Again, technology has really moved on in the kayak field and with carbon fibre 30 degree offset paddles, and a very comfy seat I would have been happy paddling all day. Highlights were indeed the Taco and Burrito rapids, the Big Kahuna, the Lunchbox, and Ropes. Taco sits right next to Burrito and at this low water level was merely a big hole, even if one you wouldn’t want to go into. At higher water levels, Jon told me that the hole can be “terminal”. Burrito, on the other hand, was a big standing wave, quite tricky, but good fun from watching Jon and some others play around on it. I only got onto it once, not quite ever getting the entry point right, and I kept falling off the back. There was also quite a gnarly ledge below the rapid which I didn’t really fancy riding upside-down.

After that feature, there is some II and mellow III until a flat stretch known as gauging straits. Immediately after that are the 3 best rapids of the run. Big Kahuna is a big huge fast wave in the middle of the river.

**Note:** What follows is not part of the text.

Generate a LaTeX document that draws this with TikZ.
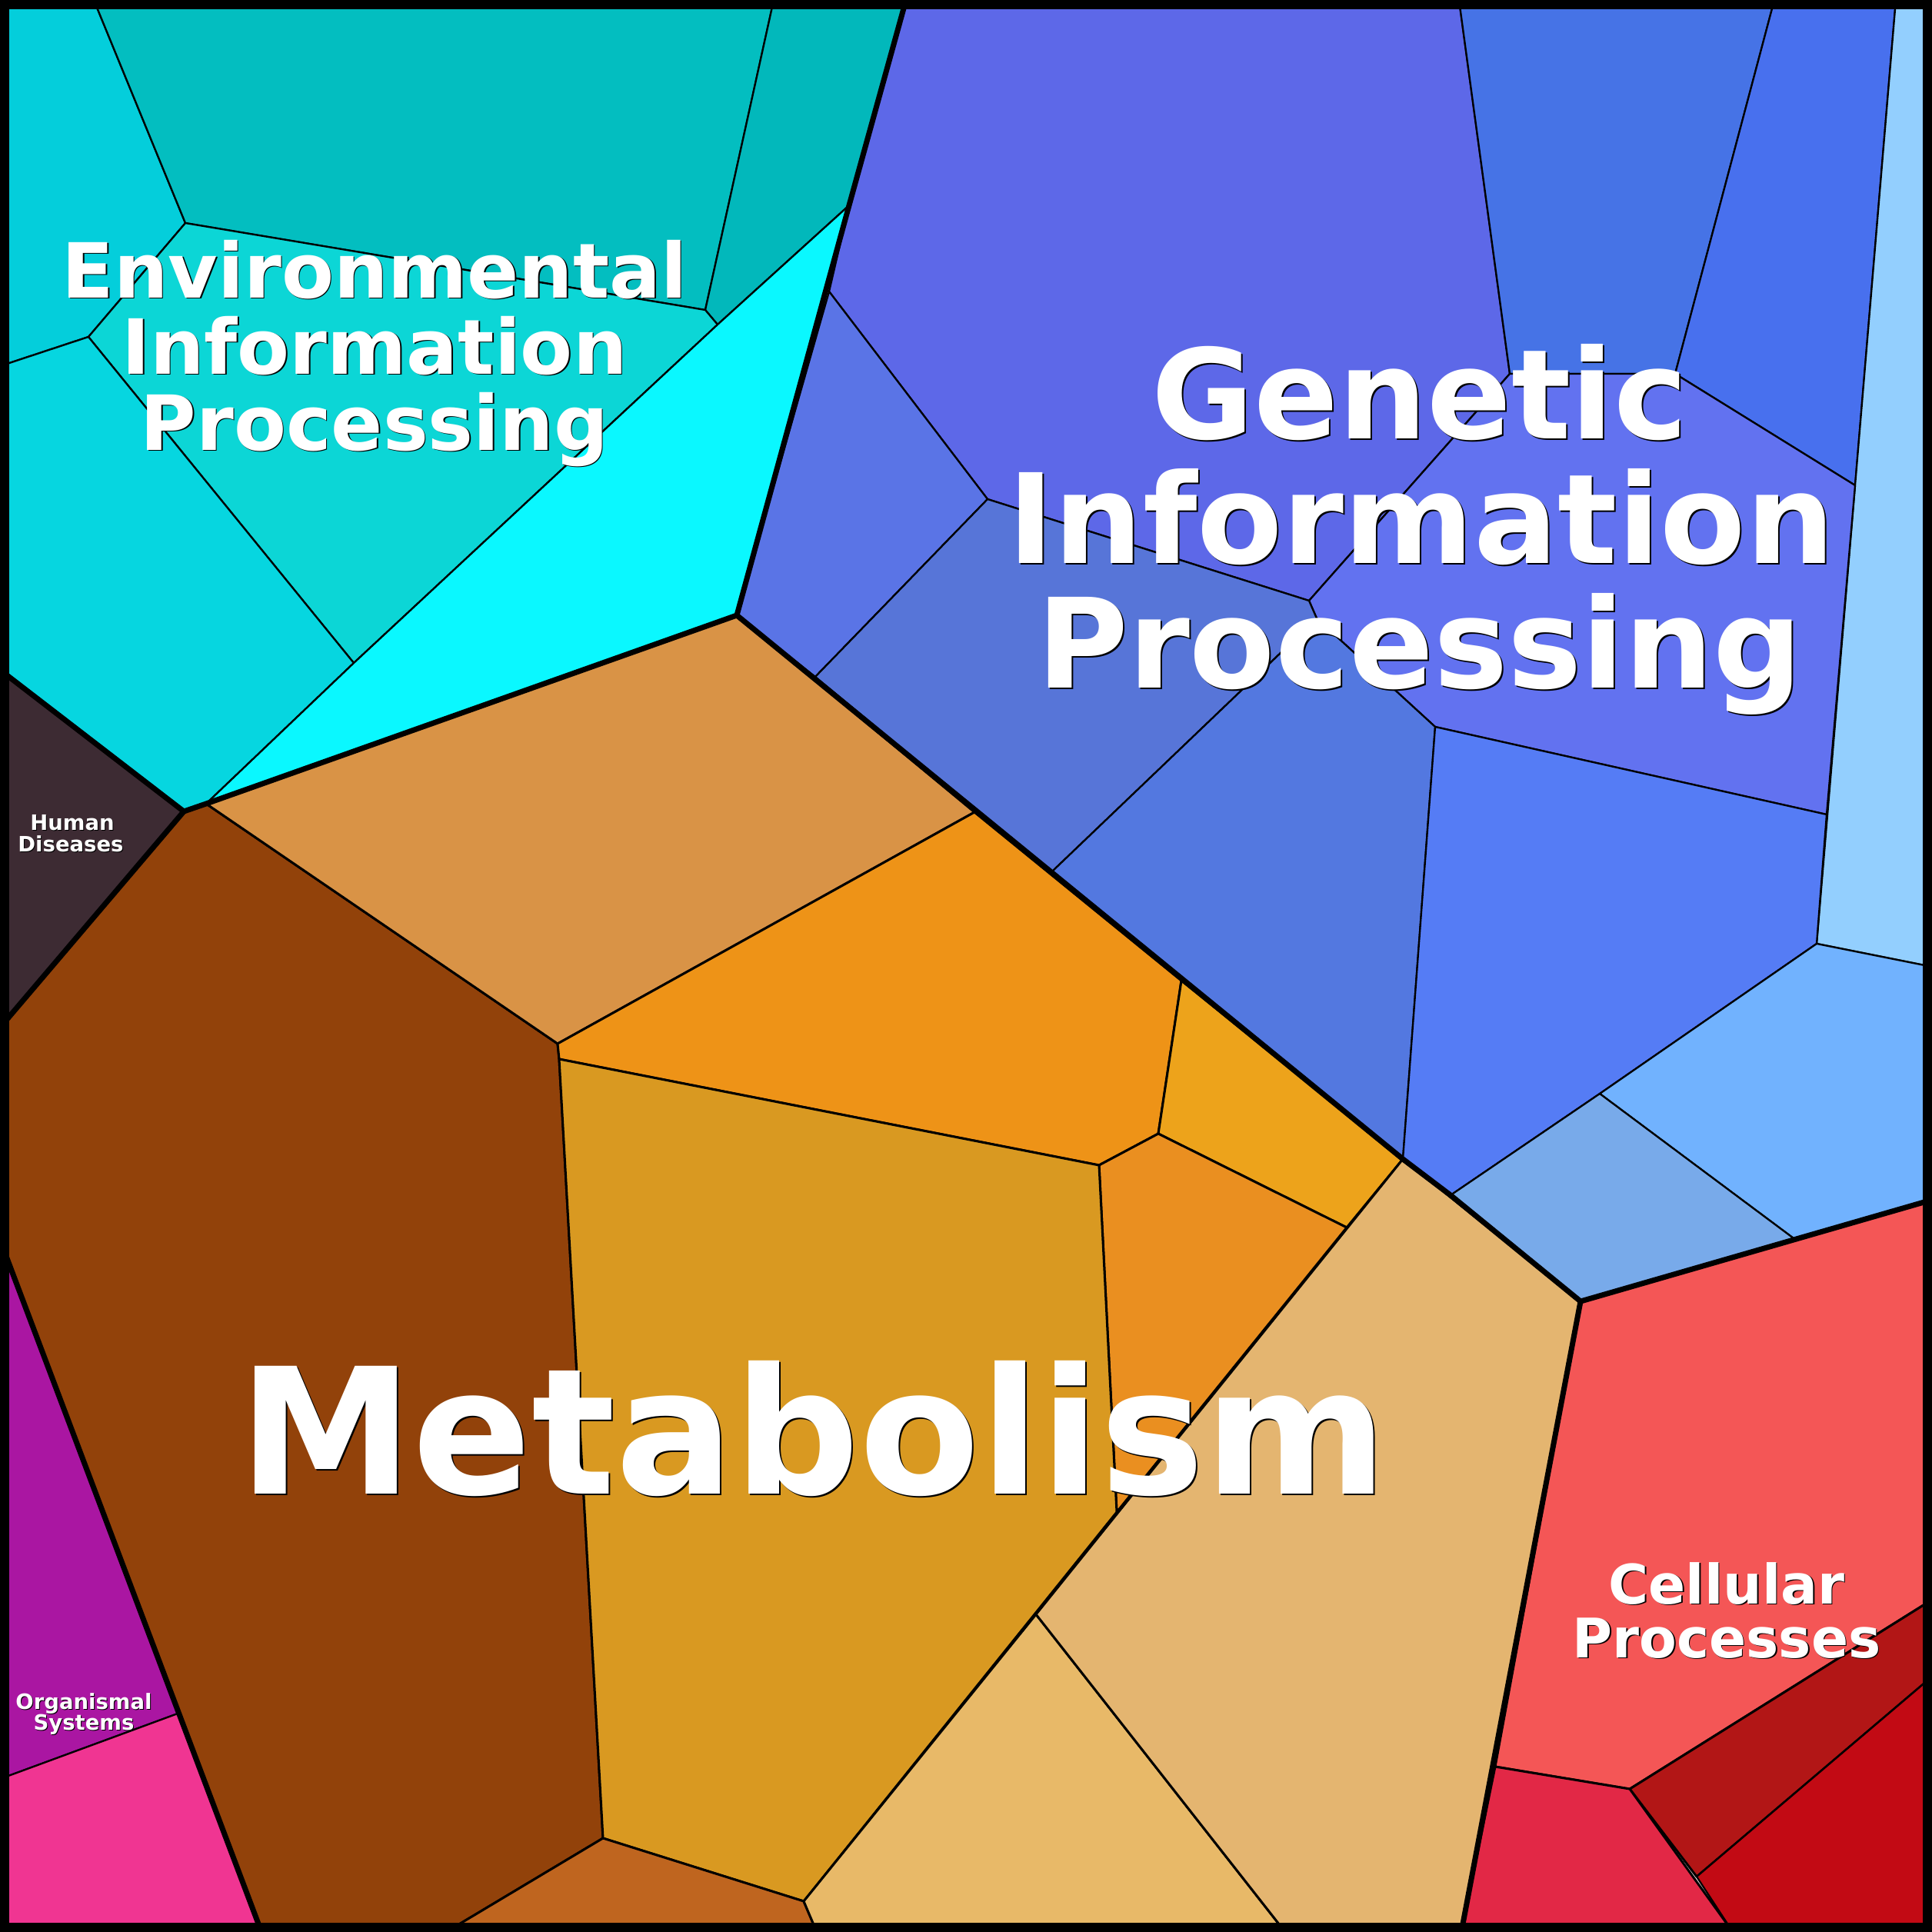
\documentclass[tikz,border=0pt]{standalone}
\usepackage{fontspec}
\setmainfont{DejaVu Sans}
\definecolor{eA}{HTML}{04CEDB}
\definecolor{eB}{HTML}{03BEC0}
\definecolor{eC}{HTML}{02B8BB}
\definecolor{eD}{HTML}{0CD6D6}
\definecolor{eE}{HTML}{06D6E0}
\definecolor{eF}{HTML}{0AF8FF}
\definecolor{hD}{HTML}{3D2B33}
\definecolor{g1}{HTML}{5D68E8}
\definecolor{g2}{HTML}{4673E6}
\definecolor{g3}{HTML}{4870EE}
\definecolor{g4}{HTML}{93CFFE}
\definecolor{g5}{HTML}{6272F0}
\definecolor{g6}{HTML}{5A74E6}
\definecolor{g7}{HTML}{5775D8}
\definecolor{g8}{HTML}{5378E0}
\definecolor{g9}{HTML}{557CF5}
\definecolor{g10}{HTML}{71B2FE}
\definecolor{g11}{HTML}{78AAEA}
\definecolor{c1}{HTML}{F45656}
\definecolor{c2}{HTML}{B21616}
\definecolor{c3}{HTML}{C20A14}
\definecolor{c4}{HTML}{E22846}
\definecolor{o1}{HTML}{AA16A2}
\definecolor{o2}{HTML}{F03592}
\definecolor{m1}{HTML}{92420A}
\definecolor{m2}{HTML}{D99346}
\definecolor{m3}{HTML}{EE9317}
\definecolor{m4}{HTML}{EDA31B}
\definecolor{m5}{HTML}{EA8F20}
\definecolor{m6}{HTML}{D99921}
\definecolor{m7}{HTML}{BF651F}
\definecolor{m8}{HTML}{E8B968}
\definecolor{m9}{HTML}{E4B570}
\newcommand\lbl[6]{% name, x, y, size, shadow offset, text
  \node[shd,font=\bfseries\fontsize{#4}{#4}\selectfont] (#1s) at (#2+#5,#3+#5) {#6};
  \node[lab,font=\bfseries\fontsize{#4}{#4}\selectfont] (#1) at (#2,#3) {#6};}
\begin{document}
\begin{tikzpicture}[x=1pt,y=-1pt,
  cell/.style={draw=black,line width=2.3pt,line join=round},
  mcell/.style={draw=black,line width=3pt,line join=round},
  grp/.style={draw=black,line width=7pt,line join=round,line cap=round},
  lab/.style={text=white,inner sep=0pt,anchor=base},
  shd/.style={text=black,inner sep=0pt,anchor=base}]
\useasboundingbox (0,0) rectangle (2512,2512);
% Environmental Information Processing
\fill[eA,cell] (0,0) -- (122,0) -- (241,290) -- (115,438) -- (0,476) -- cycle;
\fill[eB,cell] (122,0) -- (1006,0) -- (917,403) -- (241,290) -- cycle;
\fill[eC,cell] (1006,0) -- (1178,0) -- (1104,267) -- (933,422) -- (917,403) -- cycle;
\fill[eD,cell] (241,290) -- (917,403) -- (933,422) -- (460,862) -- (115,438) -- cycle;
\fill[eE,cell] (0,476) -- (115,438) -- (460,862) -- (268,1045) -- (239,1055) -- (0,871) -- cycle;
\fill[eF,cell] (1104,267) -- (958,800) -- (268,1045) -- (460,862) -- (933,422) -- cycle;
% Human Diseases
\fill[hD,cell] (0,871) -- (239,1055) -- (0,1336) -- cycle;
% Genetic Information Processing
\fill[g1,cell] (1178,0) -- (1897,0) -- (1963,486) -- (1702,781) -- (1284,649) -- (1078,379) -- (1104,267) -- cycle;
\fill[g2,cell] (1897,0) -- (2307,0) -- (2178,486) -- (1963,486) -- cycle;
\fill[g3,cell] (2307,0) -- (2465,0) -- (2412,631) -- (2178,486) -- cycle;
\fill[g4,cell] (2465,0) -- (2512,0) -- (2512,1257) -- (2362,1227) -- (2412,631) -- cycle;
\fill[g5,cell] (1963,486) -- (2178,486) -- (2412,631) -- (2375,1059) -- (1866,945) -- (1712,804) -- (1702,781) -- cycle;
\fill[g6,cell] (1078,379) -- (1284,649) -- (1060,880) -- (958,800) -- cycle;
\fill[g7,cell] (1284,649) -- (1702,781) -- (1712,804) -- (1367,1134) -- (1060,880) -- cycle;
\fill[g8,cell] (1712,804) -- (1866,945) -- (1824,1507) -- (1367,1134) -- cycle;
\fill[g9,cell] (1866,945) -- (2375,1059) -- (2362,1227) -- (2080,1422) -- (1886,1554) -- (1824,1507) -- cycle;
\fill[g10,cell] (2362,1227) -- (2512,1257) -- (2512,1560) -- (2332,1610) -- (2080,1422) -- cycle;
\fill[g11,cell] (2080,1422) -- (2332,1610) -- (2055,1692) -- (1886,1554) -- cycle;
% Cellular Processes
\fill[c1,mcell] (2055,1692) -- (2512,1560) -- (2512,2080) -- (2119,2326) -- (1944,2297) -- cycle;
\fill[c2,mcell] (2119,2326) -- (2512,2080) -- (2512,2180) -- (2206,2440) -- cycle;
\fill[c3,cell] (2206,2440) -- (2512,2180) -- (2512,2512) -- (2253,2512) -- cycle;
\fill[c4,mcell] (1944,2297) -- (2119,2326) -- (2253,2512) -- (1900,2512) -- cycle;
% Organismal Systems
\fill[o1,cell] (0,1612) -- (231,2228) -- (0,2313) -- cycle;
\fill[o2,cell] (0,2313) -- (231,2228) -- (340,2512) -- (0,2512) -- cycle;
% Metabolism
\fill[m1,mcell] (239,1055) -- (268,1045) -- (725,1357) -- (727,1377) -- (784,2390) -- (580,2512) -- (340,2512) -- (0,1612) -- (0,1336) -- cycle;
\fill[m2,mcell] (268,1045) -- (958,800) -- (1267,1056) -- (725,1357) -- cycle;
\fill[m3,mcell] (1267,1056) -- (1536,1275) -- (1506,1474) -- (1429,1515) -- (727,1377) -- (725,1357) -- cycle;
\fill[m4,mcell] (1536,1275) -- (1824,1507) -- (1751,1596) -- (1506,1474) -- cycle;
\fill[m5,mcell] (1506,1474) -- (1751,1596) -- (1452,1966) -- (1429,1515) -- cycle;
\fill[m6,mcell] (727,1377) -- (1429,1515) -- (1452,1966) -- (1045,2472) -- (784,2390) -- cycle;
\fill[m7,mcell] (784,2390) -- (1045,2472) -- (1062,2512) -- (580,2512) -- cycle;
\fill[m8,mcell] (1045,2472) -- (1347,2099) -- (1671,2512) -- (1062,2512) -- cycle;
\fill[m9,mcell] (1824,1507) -- (2055,1692) -- (1900,2512) -- (1671,2512) -- (1347,2099) -- cycle;
% group boundaries
\draw[grp] (1178,0) -- (1104,267) -- (958,800) -- (268,1045) -- (239,1055) -- (0,871);
\draw[grp] (239,1055) -- (0,1336);
\draw[grp] (958,800) -- (1367,1134) -- (1824,1507) -- (1886,1554) -- (2055,1692) -- (2512,1560);
\draw[grp] (2055,1692) -- (1900,2512);
\draw[grp] (0,1612) -- (340,2512);
% frame
\draw[black,line width=24pt] (0,0) rectangle (2512,2512);
% labels
\lbl{env1}{487}{387}{99}{1.5}{Environmental}
\lbl{env2}{487}{486}{99}{1.5}{Information}
\lbl{env3}{487}{585}{99}{1.5}{Processing}
\lbl{gen1}{1846}{570}{162}{2}{Genetic}
\lbl{gen2}{1848}{732}{162}{2}{Information}
\lbl{gen3}{1846}{894}{162}{2}{Processing}
\lbl{met}{1057}{1942}{228}{2}{Metabolism}
\lbl{cel1}{2245}{2085}{71}{1.5}{Cellular}
\lbl{cel2}{2245}{2155}{71}{1.5}{Processes}
\lbl{hum1}{94}{1079}{27.5}{1}{Human}
\lbl{hum2}{92}{1107}{27.5}{1}{Diseases}
\lbl{org1}{109}{2222}{27.5}{1}{Organismal}
\lbl{org2}{109}{2249}{27.5}{1}{Systems}
\end{tikzpicture}
\end{document}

After my failure to get onto Burrito, we decided to run this straight, which was a good decision – big high waves and lots of chop. After that was Lunch Counter, which is apparently one of the best surfing waves. This one I did catch, much to Jon and my surprise, and I rode this for a while. It was while grinning at Jon, who was surfing next to me, that I flipped over. No time to see it happening, I just slammed upside down. A moment or so upside down, but then much to my surprise I managed to roll up again – a real confidence booster for my next trip up to Perth with Tom. This wave is apparently “downright huge” above 15,000 cfs and gets ridden by big wave surfers who fly in when conditions are right. Not quite sure what happens when you fall off it, but apparently noone’s died yet.

Then it was a couple of mellow II-III's until the last rapid, which is the longest but not hard at all, and one of the most fun, with multiple small waves to surf. There is a big house sized rock in the middle and that's the only thing you need to avoid. The get-out was directly after this rapid and I was reasonably pleased to see it – we had spent a good 3 hours on the water and I was ready for a beer.